▶ [Stated exercise]: Your task is to repeat the lines below exactly, excluding any pictures they contain.

▶ [Given data]:

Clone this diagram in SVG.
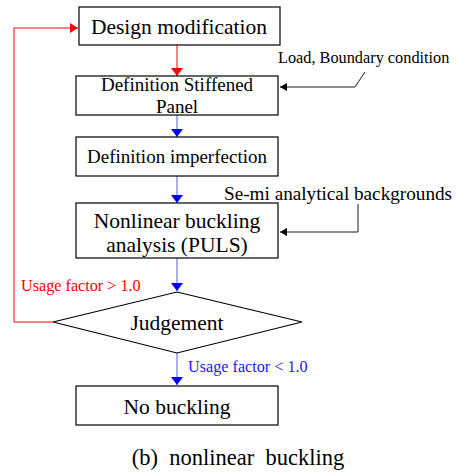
<svg xmlns="http://www.w3.org/2000/svg" width="457" height="474" viewBox="0 0 457 474">
  <style>
    .box { fill: #fff; stroke: #000; stroke-width: 1.2; }
    text { font-family: 'Liberation Serif', serif; }
    .lbl { font-size: 21.5px; text-anchor: middle; fill: #000; }
    .mid { font-size: 19px; text-anchor: middle; fill: #000; }
    .note { fill: #000; }
    .cond { font-size: 16.2px; }
    .red { stroke: #ff0000; fill: none; stroke-width: 1; }
    .blue { stroke: #5a5aff; fill: none; stroke-width: 1; }
    .blk { stroke: #000; fill: none; stroke-width: 0.9; }
  </style>
  <defs>
    <marker id="ahRed" markerWidth="12" markerHeight="12" refX="8" refY="5" orient="auto" markerUnits="userSpaceOnUse">
      <path d="M0,0 L8,5 L0,10 Z" fill="#ff0000"/>
    </marker>
    <marker id="ahBlue" markerWidth="14" markerHeight="14" refX="8" refY="6" orient="auto" markerUnits="userSpaceOnUse">
      <path d="M0,0 L8,6 L0,12 Z" fill="#0000ff"/>
    </marker>
    <marker id="ahRedDown" markerWidth="14" markerHeight="14" refX="8" refY="6" orient="auto" markerUnits="userSpaceOnUse">
      <path d="M0,0 L8,6 L0,12 Z" fill="#ff0000"/>
    </marker>
    <marker id="ahBlk" markerWidth="10" markerHeight="10" refX="7" refY="4" orient="auto" markerUnits="userSpaceOnUse">
      <path d="M0,0 L7,4 L0,8 Z" fill="#000"/>
    </marker>
  </defs>

  <g id="connectors">
    <path class="red" d="M177,45 V76" marker-end="url(#ahRedDown)"/>
    <path class="blue" d="M177,115 V137" marker-end="url(#ahBlue)"/>
    <path class="blue" d="M177,176 V203" marker-end="url(#ahBlue)"/>
    <path class="blue" d="M177,258 V291" marker-end="url(#ahBlue)"/>
    <path class="blue" d="M177,353 V385" marker-end="url(#ahBlue)"/>
    <path class="red" d="M53,322 H14 V28 H78" marker-end="url(#ahRed)"/>
    <path class="blk" d="M365,72 L355,87 H280" marker-end="url(#ahBlk)"/>
    <path class="blk" d="M358,204 V232 H280" marker-end="url(#ahBlk)"/>
    <text class="cond" x="21" y="291" fill="#ff0000">Usage factor &gt; 1.0</text>
    <text class="cond" x="188" y="372" fill="#1a1aff">Usage factor &lt; 1.0</text>
    <text class="note" x="278" y="63" font-size="16.3">Load, Boundary condition</text>
    <text class="note" x="224" y="200" font-size="19.2">Se-mi analytical backgrounds</text>
  </g>

  <g id="design-modification">
    <rect class="box" x="79" y="7" width="201" height="38"/>
    <text class="lbl" x="179" y="34">Design modification</text>
  </g>

  <g id="definition-stiffened-panel">
    <rect class="box" x="76" y="76" width="202" height="39"/>
    <text class="mid" x="177" y="91">Definition Stiffened</text>
    <text class="mid" x="177" y="113">Panel</text>
  </g>

  <g id="definition-imperfection">
    <rect class="box" x="76" y="137" width="202" height="39"/>
    <text class="mid" x="177" y="163">Definition imperfection</text>
  </g>

  <g id="nonlinear-buckling-analysis">
    <rect class="box" x="76" y="203" width="202" height="55"/>
    <text class="lbl" x="177" y="228">Nonlinear buckling</text>
    <text class="lbl" x="177" y="252">analysis (PULS)</text>
  </g>

  <g id="judgement">
    <polygon class="box" points="177,292 302,322 177,353 53,322"/>
    <text class="lbl" x="177" y="330">Judgement</text>
  </g>

  <g id="no-buckling">
    <rect class="box" x="76" y="386" width="202" height="39"/>
    <text class="lbl" x="177" y="414">No buckling</text>
  </g>

  <text x="238" y="465" font-size="22.5" text-anchor="middle" fill="#000" xml:space="preserve">(b)  nonlinear  buckling</text>
</svg>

▶ [Solution for this task]:
Clone this diagram in SVG.
<svg xmlns="http://www.w3.org/2000/svg" width="457" height="474" viewBox="0 0 457 474">
  <style>
    .box { fill: #fff; stroke: #000; stroke-width: 1.2; }
    text { font-family: 'Liberation Serif', serif; }
    .lbl { font-size: 21.5px; text-anchor: middle; fill: #000; }
    .mid { font-size: 19px; text-anchor: middle; fill: #000; }
    .note { fill: #000; }
    .cond { font-size: 16.2px; }
    .red { stroke: #ff0000; fill: none; stroke-width: 1; }
    .blue { stroke: #5a5aff; fill: none; stroke-width: 1; }
    .blk { stroke: #000; fill: none; stroke-width: 0.9; }
  </style>
  <defs>
    <marker id="ahRed" markerWidth="12" markerHeight="12" refX="8" refY="5" orient="auto" markerUnits="userSpaceOnUse">
      <path d="M0,0 L8,5 L0,10 Z" fill="#ff0000"/>
    </marker>
    <marker id="ahBlue" markerWidth="14" markerHeight="14" refX="8" refY="6" orient="auto" markerUnits="userSpaceOnUse">
      <path d="M0,0 L8,6 L0,12 Z" fill="#0000ff"/>
    </marker>
    <marker id="ahRedDown" markerWidth="14" markerHeight="14" refX="8" refY="6" orient="auto" markerUnits="userSpaceOnUse">
      <path d="M0,0 L8,6 L0,12 Z" fill="#ff0000"/>
    </marker>
    <marker id="ahBlk" markerWidth="10" markerHeight="10" refX="7" refY="4" orient="auto" markerUnits="userSpaceOnUse">
      <path d="M0,0 L7,4 L0,8 Z" fill="#000"/>
    </marker>
  </defs>

  <g id="connectors">
    <path class="red" d="M177,45 V76" marker-end="url(#ahRedDown)"/>
    <path class="blue" d="M177,115 V137" marker-end="url(#ahBlue)"/>
    <path class="blue" d="M177,176 V203" marker-end="url(#ahBlue)"/>
    <path class="blue" d="M177,258 V291" marker-end="url(#ahBlue)"/>
    <path class="blue" d="M177,353 V385" marker-end="url(#ahBlue)"/>
    <path class="red" d="M53,322 H14 V28 H78" marker-end="url(#ahRed)"/>
    <path class="blk" d="M365,72 L355,87 H280" marker-end="url(#ahBlk)"/>
    <path class="blk" d="M358,204 V232 H280" marker-end="url(#ahBlk)"/>
    <text class="cond" x="21" y="291" fill="#ff0000">Usage factor &gt; 1.0</text>
    <text class="cond" x="188" y="372" fill="#1a1aff">Usage factor &lt; 1.0</text>
    <text class="note" x="278" y="63" font-size="16.3">Load, Boundary condition</text>
    <text class="note" x="224" y="200" font-size="19.2">Se-mi analytical backgrounds</text>
  </g>

  <g id="design-modification">
    <rect class="box" x="79" y="7" width="201" height="38"/>
    <text class="lbl" x="179" y="34">Design modification</text>
  </g>

  <g id="definition-stiffened-panel">
    <rect class="box" x="76" y="76" width="202" height="39"/>
    <text class="mid" x="177" y="91">Definition Stiffened</text>
    <text class="mid" x="177" y="113">Panel</text>
  </g>

  <g id="definition-imperfection">
    <rect class="box" x="76" y="137" width="202" height="39"/>
    <text class="mid" x="177" y="163">Definition imperfection</text>
  </g>

  <g id="nonlinear-buckling-analysis">
    <rect class="box" x="76" y="203" width="202" height="55"/>
    <text class="lbl" x="177" y="228">Nonlinear buckling</text>
    <text class="lbl" x="177" y="252">analysis (PULS)</text>
  </g>

  <g id="judgement">
    <polygon class="box" points="177,292 302,322 177,353 53,322"/>
    <text class="lbl" x="177" y="330">Judgement</text>
  </g>

  <g id="no-buckling">
    <rect class="box" x="76" y="386" width="202" height="39"/>
    <text class="lbl" x="177" y="414">No buckling</text>
  </g>

  <text x="238" y="465" font-size="22.5" text-anchor="middle" fill="#000" xml:space="preserve">(b)  nonlinear  buckling</text>
</svg>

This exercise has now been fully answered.